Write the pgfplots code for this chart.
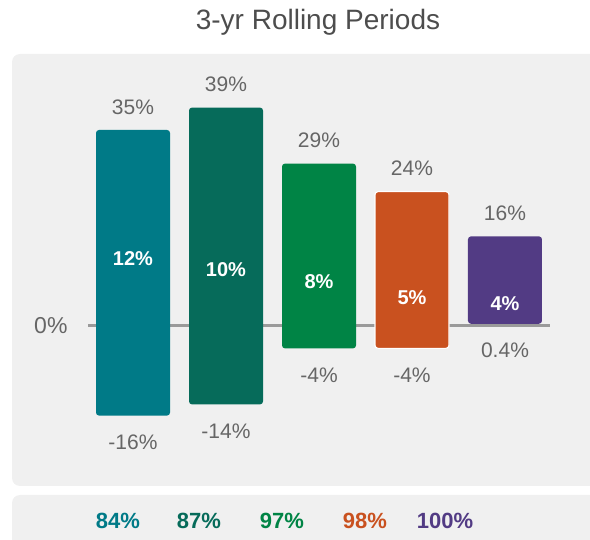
\documentclass[border=0pt]{standalone}
\usepackage{pgfplots}
\pgfplotsset{compat=1.18}
\usepackage{pgfplotstable}
\usepackage{fontspec}
\setmainfont{Liberation Sans}
\definecolor{cA}{HTML}{007A87}
\definecolor{cB}{HTML}{066B5A}
\definecolor{cC}{HTML}{008445}
\definecolor{cD}{HTML}{C9511F}
\definecolor{cE}{HTML}{523B84}
\definecolor{panel}{HTML}{F0F0F0}
\definecolor{lbl}{HTML}{666666}
\definecolor{ttl}{HTML}{4D4D4D}
\definecolor{zline}{HTML}{9A9A9A}

\pgfplotstableread{
x min max avg
0 -16 35 12
1 -14 39 10
2 -4 29 8
3 -4 24 5
4 0.4 16 4
}\rolling

\pgfplotsset{
  common/.style={scale only axis, width=462pt, height=432pt,
    xmin=-0.484, xmax=4.484, ymin=-28.75, ymax=48.39,
    at={(88pt,-487pt)}, anchor=south west, clip=false,
    /pgf/number format/assume math mode=true},
  lab/.style={draw=none, mark=none, nodes near coords={\pgfmathprintnumber{\pgfplotspointmeta}\%}, point meta=y},
  onlyorange/.style={skip coords between index={0}{3}, skip coords between index={4}{5}}
}

\begin{document}
\begin{tikzpicture}
\useasboundingbox (0,0) rectangle (590pt,-540pt);
\clip (0,0) rectangle (590pt,-540pt);
\fill[panel, rounded corners=8pt] (12pt,-54pt) rectangle (610pt,-486pt);
\fill[panel, rounded corners=8pt] (12pt,-495pt) rectangle (610pt,-570pt);
\node[font=\fontsize{28}{32}\selectfont, text=ttl] at (318pt,-22pt) {3-yr Rolling Periods};
\begin{scope}[every node/.style={font=\bfseries\fontsize{22}{26}\selectfont}]
\node[text=cA] at (118pt,-521pt) {84\%};
\node[text=cB] at (199pt,-521pt) {87\%};
\node[text=cC] at (282pt,-521pt) {97\%};
\node[text=cD] at (365pt,-521pt) {98\%};
\node[text=cE] at (445pt,-521pt) {100\%};
\end{scope}

\begin{axis}[common, ybar stacked, stack negative=on previous, bar width=74pt,
  axis line style={draw=none}, xtick=\empty, ytick=\empty,
  extra y ticks={0}, extra y tick labels={0\%},
  extra y tick style={major tick length=0pt, grid=major},
  major grid style={zline, line width=3pt},
  yticklabel style={text=lbl, font=\fontsize{23}{27}\selectfont, xshift=-17pt}]
\addplot[draw=none, fill=none] table[x=x, y=min] {\rolling};
\addplot[fill=cA, draw=none, rounded corners=3pt] table[x=x, y expr={\coordindex==0 ? \thisrow{max}-\thisrow{min} : 0}] {\rolling};
\addplot[fill=cB, draw=none, rounded corners=3pt] table[x=x, y expr={\coordindex==1 ? \thisrow{max}-\thisrow{min} : 0}] {\rolling};
\addplot[fill=cC, draw=none, rounded corners=3pt] table[x=x, y expr={\coordindex==2 ? \thisrow{max}-\thisrow{min} : 0}] {\rolling};
\addplot[fill=cD, draw=none, rounded corners=3pt] table[x=x, y expr={\coordindex==3 ? \thisrow{max}-\thisrow{min} : 0}] {\rolling};
\addplot[fill=cE, draw=none, rounded corners=3pt] table[x=x, y expr={\coordindex==4 ? \thisrow{max}-\thisrow{min} : 0}] {\rolling};
\end{axis}

\begin{axis}[common, hide axis, ybar stacked, stack negative=on previous, bar width=74pt]
\addplot[draw=none, fill=none, onlyorange] table[x=x, y=min] {\rolling};
\addplot[fill=cD, draw=white, line width=1.2pt, rounded corners=3pt, onlyorange] table[x=x, y expr=\thisrow{max}-\thisrow{min}] {\rolling};
\end{axis}

\begin{axis}[common, hide axis]
\addplot[lab, every node near coord/.append style={anchor=center, yshift=23pt, text=lbl, font=\fontsize{21}{25}\selectfont}] table[x=x, y=max] {\rolling};
\addplot[lab, every node near coord/.append style={anchor=center, yshift=-27pt, text=lbl, font=\fontsize{21}{25}\selectfont}] table[x=x, y=min] {\rolling};
\addplot[lab, every node near coord/.append style={anchor=center, text=white, font=\bfseries\fontsize{20}{24}\selectfont}] table[x=x, y=avg] {\rolling};
\end{axis}
\end{tikzpicture}
\end{document}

·····

What needs to be done: Transcribe all of the material exactly, leaving out whatever pictures it contains.

Solution:
Write the pgfplots code for this chart.
\documentclass[border=0pt]{standalone}
\usepackage{pgfplots}
\pgfplotsset{compat=1.18}
\usepackage{pgfplotstable}
\usepackage{fontspec}
\setmainfont{Liberation Sans}
\definecolor{cA}{HTML}{007A87}
\definecolor{cB}{HTML}{066B5A}
\definecolor{cC}{HTML}{008445}
\definecolor{cD}{HTML}{C9511F}
\definecolor{cE}{HTML}{523B84}
\definecolor{panel}{HTML}{F0F0F0}
\definecolor{lbl}{HTML}{666666}
\definecolor{ttl}{HTML}{4D4D4D}
\definecolor{zline}{HTML}{9A9A9A}

\pgfplotstableread{
x min max avg
0 -16 35 12
1 -14 39 10
2 -4 29 8
3 -4 24 5
4 0.4 16 4
}\rolling

\pgfplotsset{
  common/.style={scale only axis, width=462pt, height=432pt,
    xmin=-0.484, xmax=4.484, ymin=-28.75, ymax=48.39,
    at={(88pt,-487pt)}, anchor=south west, clip=false,
    /pgf/number format/assume math mode=true},
  lab/.style={draw=none, mark=none, nodes near coords={\pgfmathprintnumber{\pgfplotspointmeta}\%}, point meta=y},
  onlyorange/.style={skip coords between index={0}{3}, skip coords between index={4}{5}}
}

\begin{document}
\begin{tikzpicture}
\useasboundingbox (0,0) rectangle (590pt,-540pt);
\clip (0,0) rectangle (590pt,-540pt);
\fill[panel, rounded corners=8pt] (12pt,-54pt) rectangle (610pt,-486pt);
\fill[panel, rounded corners=8pt] (12pt,-495pt) rectangle (610pt,-570pt);
\node[font=\fontsize{28}{32}\selectfont, text=ttl] at (318pt,-22pt) {3-yr Rolling Periods};
\begin{scope}[every node/.style={font=\bfseries\fontsize{22}{26}\selectfont}]
\node[text=cA] at (118pt,-521pt) {84\%};
\node[text=cB] at (199pt,-521pt) {87\%};
\node[text=cC] at (282pt,-521pt) {97\%};
\node[text=cD] at (365pt,-521pt) {98\%};
\node[text=cE] at (445pt,-521pt) {100\%};
\end{scope}

\begin{axis}[common, ybar stacked, stack negative=on previous, bar width=74pt,
  axis line style={draw=none}, xtick=\empty, ytick=\empty,
  extra y ticks={0}, extra y tick labels={0\%},
  extra y tick style={major tick length=0pt, grid=major},
  major grid style={zline, line width=3pt},
  yticklabel style={text=lbl, font=\fontsize{23}{27}\selectfont, xshift=-17pt}]
\addplot[draw=none, fill=none] table[x=x, y=min] {\rolling};
\addplot[fill=cA, draw=none, rounded corners=3pt] table[x=x, y expr={\coordindex==0 ? \thisrow{max}-\thisrow{min} : 0}] {\rolling};
\addplot[fill=cB, draw=none, rounded corners=3pt] table[x=x, y expr={\coordindex==1 ? \thisrow{max}-\thisrow{min} : 0}] {\rolling};
\addplot[fill=cC, draw=none, rounded corners=3pt] table[x=x, y expr={\coordindex==2 ? \thisrow{max}-\thisrow{min} : 0}] {\rolling};
\addplot[fill=cD, draw=none, rounded corners=3pt] table[x=x, y expr={\coordindex==3 ? \thisrow{max}-\thisrow{min} : 0}] {\rolling};
\addplot[fill=cE, draw=none, rounded corners=3pt] table[x=x, y expr={\coordindex==4 ? \thisrow{max}-\thisrow{min} : 0}] {\rolling};
\end{axis}

\begin{axis}[common, hide axis, ybar stacked, stack negative=on previous, bar width=74pt]
\addplot[draw=none, fill=none, onlyorange] table[x=x, y=min] {\rolling};
\addplot[fill=cD, draw=white, line width=1.2pt, rounded corners=3pt, onlyorange] table[x=x, y expr=\thisrow{max}-\thisrow{min}] {\rolling};
\end{axis}

\begin{axis}[common, hide axis]
\addplot[lab, every node near coord/.append style={anchor=center, yshift=23pt, text=lbl, font=\fontsize{21}{25}\selectfont}] table[x=x, y=max] {\rolling};
\addplot[lab, every node near coord/.append style={anchor=center, yshift=-27pt, text=lbl, font=\fontsize{21}{25}\selectfont}] table[x=x, y=min] {\rolling};
\addplot[lab, every node near coord/.append style={anchor=center, text=white, font=\bfseries\fontsize{20}{24}\selectfont}] table[x=x, y=avg] {\rolling};
\end{axis}
\end{tikzpicture}
\end{document}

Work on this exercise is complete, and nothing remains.